Exercise
Begin with the first line and repeat exactly through the line containing "import * as"; leave every image out.

* * * * * * *

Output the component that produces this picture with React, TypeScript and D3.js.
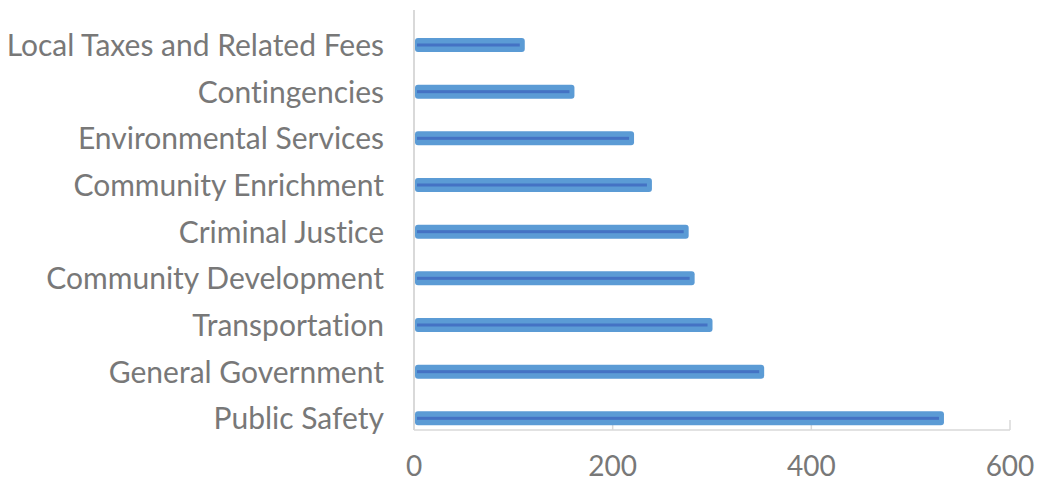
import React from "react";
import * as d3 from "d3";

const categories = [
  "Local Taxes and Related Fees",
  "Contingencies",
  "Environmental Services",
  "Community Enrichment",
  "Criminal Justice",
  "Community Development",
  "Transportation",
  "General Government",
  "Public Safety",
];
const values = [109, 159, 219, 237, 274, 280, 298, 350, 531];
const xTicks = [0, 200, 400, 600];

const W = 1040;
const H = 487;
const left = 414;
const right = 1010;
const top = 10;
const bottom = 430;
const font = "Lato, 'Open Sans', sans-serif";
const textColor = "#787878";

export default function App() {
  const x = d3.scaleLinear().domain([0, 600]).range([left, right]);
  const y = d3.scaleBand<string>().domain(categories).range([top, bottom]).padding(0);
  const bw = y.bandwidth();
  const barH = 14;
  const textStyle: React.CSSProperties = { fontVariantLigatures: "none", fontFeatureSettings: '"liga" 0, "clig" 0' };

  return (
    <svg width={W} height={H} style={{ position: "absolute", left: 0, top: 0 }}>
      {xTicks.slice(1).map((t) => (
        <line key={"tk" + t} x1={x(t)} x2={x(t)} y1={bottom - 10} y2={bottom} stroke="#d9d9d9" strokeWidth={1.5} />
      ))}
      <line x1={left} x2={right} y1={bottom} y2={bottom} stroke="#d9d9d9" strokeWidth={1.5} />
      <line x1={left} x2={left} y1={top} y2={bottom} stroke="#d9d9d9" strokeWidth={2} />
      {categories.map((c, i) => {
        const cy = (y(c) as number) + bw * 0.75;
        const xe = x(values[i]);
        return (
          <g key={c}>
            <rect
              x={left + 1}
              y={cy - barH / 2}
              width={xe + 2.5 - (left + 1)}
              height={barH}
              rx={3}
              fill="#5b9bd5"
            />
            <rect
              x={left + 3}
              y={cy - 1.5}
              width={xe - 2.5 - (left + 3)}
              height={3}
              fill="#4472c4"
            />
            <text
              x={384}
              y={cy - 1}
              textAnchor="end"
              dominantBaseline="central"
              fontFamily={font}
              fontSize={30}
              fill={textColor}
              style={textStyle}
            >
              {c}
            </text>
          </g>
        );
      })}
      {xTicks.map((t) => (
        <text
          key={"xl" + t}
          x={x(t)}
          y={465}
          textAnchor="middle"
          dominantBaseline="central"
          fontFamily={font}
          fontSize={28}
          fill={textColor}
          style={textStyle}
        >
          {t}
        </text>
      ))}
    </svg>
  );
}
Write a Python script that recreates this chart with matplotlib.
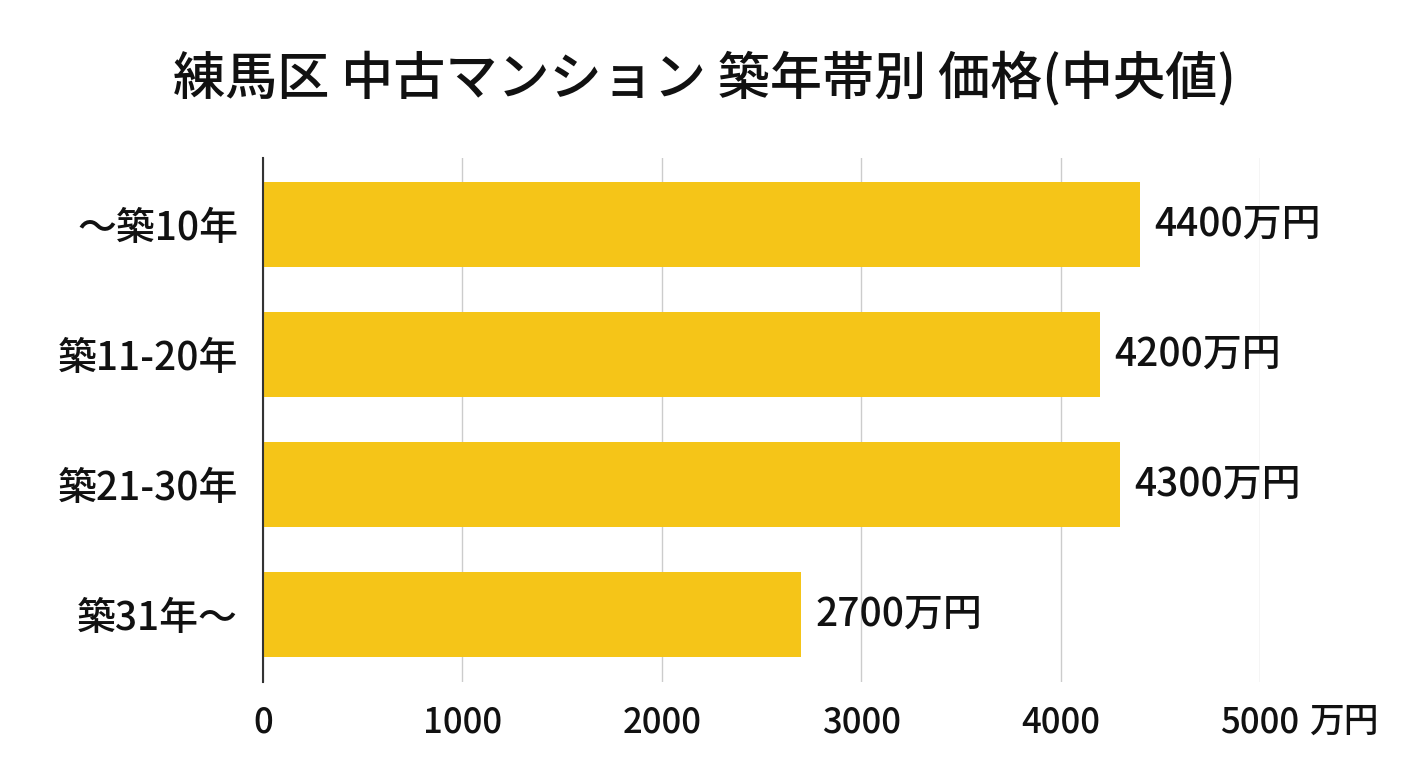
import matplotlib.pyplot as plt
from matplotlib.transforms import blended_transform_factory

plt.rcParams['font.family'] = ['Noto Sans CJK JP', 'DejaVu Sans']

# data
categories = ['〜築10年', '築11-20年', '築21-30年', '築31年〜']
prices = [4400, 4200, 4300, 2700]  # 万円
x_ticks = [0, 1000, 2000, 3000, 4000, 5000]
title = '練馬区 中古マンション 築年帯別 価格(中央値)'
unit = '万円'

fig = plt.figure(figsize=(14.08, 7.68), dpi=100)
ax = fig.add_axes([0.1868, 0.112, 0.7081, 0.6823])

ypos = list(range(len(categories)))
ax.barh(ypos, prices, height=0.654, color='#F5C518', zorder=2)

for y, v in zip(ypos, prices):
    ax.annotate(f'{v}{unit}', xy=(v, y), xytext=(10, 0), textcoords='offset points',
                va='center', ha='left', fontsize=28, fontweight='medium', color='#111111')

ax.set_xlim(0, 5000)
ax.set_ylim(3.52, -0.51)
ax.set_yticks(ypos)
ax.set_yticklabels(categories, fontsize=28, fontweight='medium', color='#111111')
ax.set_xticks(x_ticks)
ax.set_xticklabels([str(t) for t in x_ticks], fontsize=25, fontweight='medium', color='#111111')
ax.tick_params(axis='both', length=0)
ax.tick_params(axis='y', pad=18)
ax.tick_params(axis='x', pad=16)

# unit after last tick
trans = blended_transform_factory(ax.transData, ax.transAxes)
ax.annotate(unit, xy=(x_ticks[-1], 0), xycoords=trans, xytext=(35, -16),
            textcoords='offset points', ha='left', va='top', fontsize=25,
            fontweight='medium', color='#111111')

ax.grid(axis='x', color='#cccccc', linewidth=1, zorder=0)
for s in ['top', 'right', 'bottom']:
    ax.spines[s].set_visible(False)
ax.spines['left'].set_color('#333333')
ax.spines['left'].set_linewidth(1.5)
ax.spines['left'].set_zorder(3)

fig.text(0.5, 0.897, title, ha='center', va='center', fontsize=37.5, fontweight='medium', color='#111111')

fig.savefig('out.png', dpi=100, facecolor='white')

* * * * * * *

Output below
Output the component that produces this picture with React, TypeScript and D3.js.
import React from "react";
import * as d3 from "d3";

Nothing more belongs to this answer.